■ DIRECTIONS FOR THIS TASK
Pull every line that holds the word "script" from the entries.

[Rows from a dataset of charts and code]
╭──
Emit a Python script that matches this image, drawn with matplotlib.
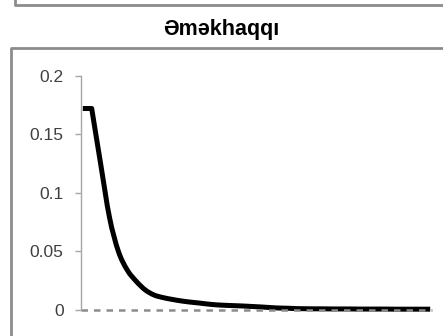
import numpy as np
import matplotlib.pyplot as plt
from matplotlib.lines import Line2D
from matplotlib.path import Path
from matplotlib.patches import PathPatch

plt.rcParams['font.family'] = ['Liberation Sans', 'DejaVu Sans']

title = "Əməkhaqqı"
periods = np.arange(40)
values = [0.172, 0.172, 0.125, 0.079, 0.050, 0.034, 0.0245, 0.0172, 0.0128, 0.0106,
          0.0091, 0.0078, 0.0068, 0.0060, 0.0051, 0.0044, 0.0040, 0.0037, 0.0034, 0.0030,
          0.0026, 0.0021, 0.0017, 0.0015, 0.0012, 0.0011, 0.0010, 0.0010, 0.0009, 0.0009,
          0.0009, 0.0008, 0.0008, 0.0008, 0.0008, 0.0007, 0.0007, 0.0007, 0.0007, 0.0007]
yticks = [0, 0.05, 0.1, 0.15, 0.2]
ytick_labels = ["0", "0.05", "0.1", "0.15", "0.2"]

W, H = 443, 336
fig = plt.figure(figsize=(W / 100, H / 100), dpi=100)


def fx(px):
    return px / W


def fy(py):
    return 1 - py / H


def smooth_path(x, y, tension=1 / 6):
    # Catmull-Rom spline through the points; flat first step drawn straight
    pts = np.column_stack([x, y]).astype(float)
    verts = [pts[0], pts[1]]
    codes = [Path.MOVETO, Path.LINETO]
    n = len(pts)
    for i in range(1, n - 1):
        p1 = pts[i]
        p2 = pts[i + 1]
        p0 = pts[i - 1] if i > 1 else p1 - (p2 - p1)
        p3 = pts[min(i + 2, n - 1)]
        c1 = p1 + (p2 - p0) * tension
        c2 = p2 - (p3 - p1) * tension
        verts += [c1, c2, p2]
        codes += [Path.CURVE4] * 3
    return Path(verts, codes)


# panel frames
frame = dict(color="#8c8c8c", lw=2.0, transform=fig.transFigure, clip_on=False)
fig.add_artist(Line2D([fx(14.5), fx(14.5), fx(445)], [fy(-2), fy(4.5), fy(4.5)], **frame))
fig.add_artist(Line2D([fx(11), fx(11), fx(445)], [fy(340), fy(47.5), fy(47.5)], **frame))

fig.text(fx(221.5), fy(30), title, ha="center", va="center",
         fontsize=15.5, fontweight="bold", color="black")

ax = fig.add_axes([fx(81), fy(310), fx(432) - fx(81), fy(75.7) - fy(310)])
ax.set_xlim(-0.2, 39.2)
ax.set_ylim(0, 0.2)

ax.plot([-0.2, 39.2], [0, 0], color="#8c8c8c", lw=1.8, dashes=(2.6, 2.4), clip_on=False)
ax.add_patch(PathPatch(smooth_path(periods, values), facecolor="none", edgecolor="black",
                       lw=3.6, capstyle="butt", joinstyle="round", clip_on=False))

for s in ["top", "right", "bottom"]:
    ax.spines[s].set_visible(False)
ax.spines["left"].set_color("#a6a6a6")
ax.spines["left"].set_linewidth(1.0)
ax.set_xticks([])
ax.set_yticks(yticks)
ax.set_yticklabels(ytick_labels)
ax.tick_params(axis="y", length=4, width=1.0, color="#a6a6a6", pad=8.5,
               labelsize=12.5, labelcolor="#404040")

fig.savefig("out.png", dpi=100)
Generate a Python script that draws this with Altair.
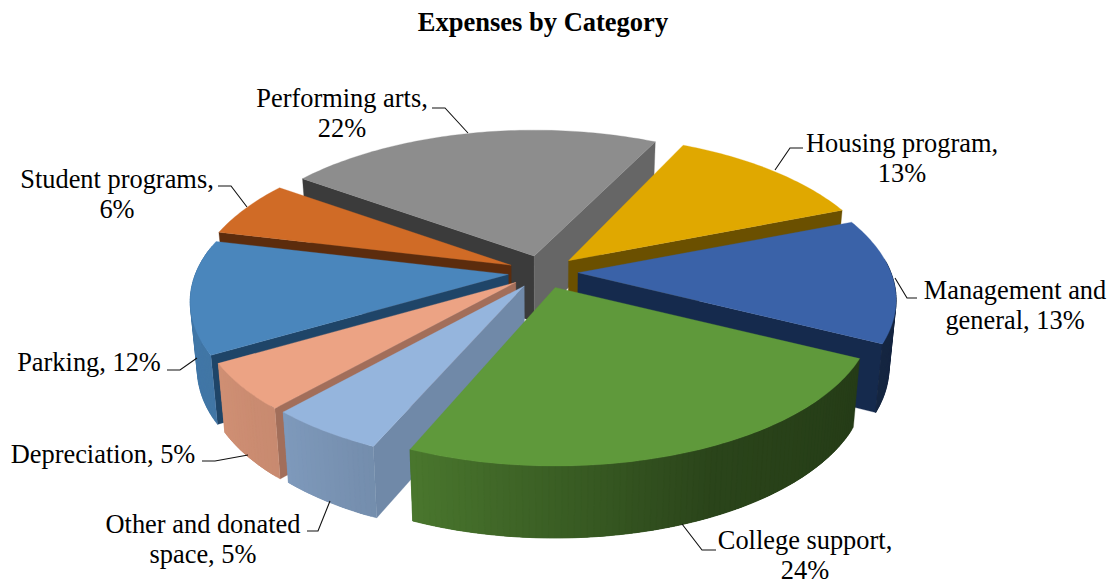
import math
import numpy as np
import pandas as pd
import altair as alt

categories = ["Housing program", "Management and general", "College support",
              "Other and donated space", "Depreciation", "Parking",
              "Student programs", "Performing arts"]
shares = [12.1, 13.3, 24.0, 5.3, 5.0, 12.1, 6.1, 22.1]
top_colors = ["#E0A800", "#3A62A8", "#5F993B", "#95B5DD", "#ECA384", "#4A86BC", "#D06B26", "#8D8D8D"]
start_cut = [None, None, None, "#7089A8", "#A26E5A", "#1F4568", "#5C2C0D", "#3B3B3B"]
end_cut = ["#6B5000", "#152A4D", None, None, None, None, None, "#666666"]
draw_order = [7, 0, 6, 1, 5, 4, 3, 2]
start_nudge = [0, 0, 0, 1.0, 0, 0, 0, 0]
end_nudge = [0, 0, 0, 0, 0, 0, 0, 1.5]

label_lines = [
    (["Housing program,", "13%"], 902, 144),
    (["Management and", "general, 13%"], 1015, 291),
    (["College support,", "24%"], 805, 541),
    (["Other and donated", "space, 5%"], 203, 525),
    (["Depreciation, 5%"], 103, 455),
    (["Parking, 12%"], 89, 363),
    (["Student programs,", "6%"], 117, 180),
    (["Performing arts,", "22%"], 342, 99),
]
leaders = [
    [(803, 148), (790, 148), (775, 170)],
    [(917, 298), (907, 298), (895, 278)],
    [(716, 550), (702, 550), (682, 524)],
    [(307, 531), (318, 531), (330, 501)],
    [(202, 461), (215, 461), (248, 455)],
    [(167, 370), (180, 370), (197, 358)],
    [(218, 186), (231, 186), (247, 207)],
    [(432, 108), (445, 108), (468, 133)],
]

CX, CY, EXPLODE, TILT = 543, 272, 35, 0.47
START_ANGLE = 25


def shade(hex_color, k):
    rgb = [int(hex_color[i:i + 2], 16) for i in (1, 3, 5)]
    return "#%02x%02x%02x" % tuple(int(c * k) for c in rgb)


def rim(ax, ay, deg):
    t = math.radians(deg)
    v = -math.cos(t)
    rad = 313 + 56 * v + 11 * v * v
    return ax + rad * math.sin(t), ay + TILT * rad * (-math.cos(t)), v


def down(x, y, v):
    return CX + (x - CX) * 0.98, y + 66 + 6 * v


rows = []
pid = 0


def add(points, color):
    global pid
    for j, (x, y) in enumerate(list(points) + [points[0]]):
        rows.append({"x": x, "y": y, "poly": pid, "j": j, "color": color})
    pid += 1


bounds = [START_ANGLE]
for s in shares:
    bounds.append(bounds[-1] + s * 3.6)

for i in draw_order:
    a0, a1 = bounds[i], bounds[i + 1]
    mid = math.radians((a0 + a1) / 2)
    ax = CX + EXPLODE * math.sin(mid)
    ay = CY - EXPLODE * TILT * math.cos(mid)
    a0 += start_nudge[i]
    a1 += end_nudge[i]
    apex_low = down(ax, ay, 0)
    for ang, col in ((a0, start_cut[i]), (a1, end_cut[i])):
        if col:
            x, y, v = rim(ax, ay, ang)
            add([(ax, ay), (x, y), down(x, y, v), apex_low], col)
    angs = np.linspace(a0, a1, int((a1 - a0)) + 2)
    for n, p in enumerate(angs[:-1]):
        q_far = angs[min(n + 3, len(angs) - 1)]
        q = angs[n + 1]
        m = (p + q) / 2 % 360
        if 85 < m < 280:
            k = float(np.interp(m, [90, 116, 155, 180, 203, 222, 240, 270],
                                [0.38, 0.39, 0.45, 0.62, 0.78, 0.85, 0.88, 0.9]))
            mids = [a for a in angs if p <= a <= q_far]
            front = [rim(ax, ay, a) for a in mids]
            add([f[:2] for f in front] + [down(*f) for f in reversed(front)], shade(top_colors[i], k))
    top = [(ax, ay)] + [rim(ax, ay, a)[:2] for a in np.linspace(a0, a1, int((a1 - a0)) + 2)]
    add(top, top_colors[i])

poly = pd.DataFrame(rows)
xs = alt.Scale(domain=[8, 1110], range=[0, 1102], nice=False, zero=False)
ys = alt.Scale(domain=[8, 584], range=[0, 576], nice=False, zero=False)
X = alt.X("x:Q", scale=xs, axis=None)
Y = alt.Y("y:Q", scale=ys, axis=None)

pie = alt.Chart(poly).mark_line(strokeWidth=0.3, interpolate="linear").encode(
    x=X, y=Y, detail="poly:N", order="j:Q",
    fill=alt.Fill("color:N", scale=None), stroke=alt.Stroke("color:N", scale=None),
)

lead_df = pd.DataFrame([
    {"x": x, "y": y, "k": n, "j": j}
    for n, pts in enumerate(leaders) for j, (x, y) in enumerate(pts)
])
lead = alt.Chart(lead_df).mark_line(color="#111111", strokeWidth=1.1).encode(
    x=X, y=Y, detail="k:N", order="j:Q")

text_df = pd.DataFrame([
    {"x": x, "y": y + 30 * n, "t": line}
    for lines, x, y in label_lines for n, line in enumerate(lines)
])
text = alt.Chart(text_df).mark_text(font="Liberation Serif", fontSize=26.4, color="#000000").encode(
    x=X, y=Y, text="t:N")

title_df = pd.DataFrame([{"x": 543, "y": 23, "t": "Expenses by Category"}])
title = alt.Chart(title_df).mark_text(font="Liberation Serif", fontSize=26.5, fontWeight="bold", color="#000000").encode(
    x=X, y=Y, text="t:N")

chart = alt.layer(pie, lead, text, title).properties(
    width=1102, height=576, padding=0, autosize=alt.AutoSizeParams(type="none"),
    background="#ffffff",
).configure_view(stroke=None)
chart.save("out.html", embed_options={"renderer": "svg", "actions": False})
╰──
■ RESPONSE BELOW
Emit a Python script that matches this image, drawn with matplotlib.
Generate a Python script that draws this with Altair.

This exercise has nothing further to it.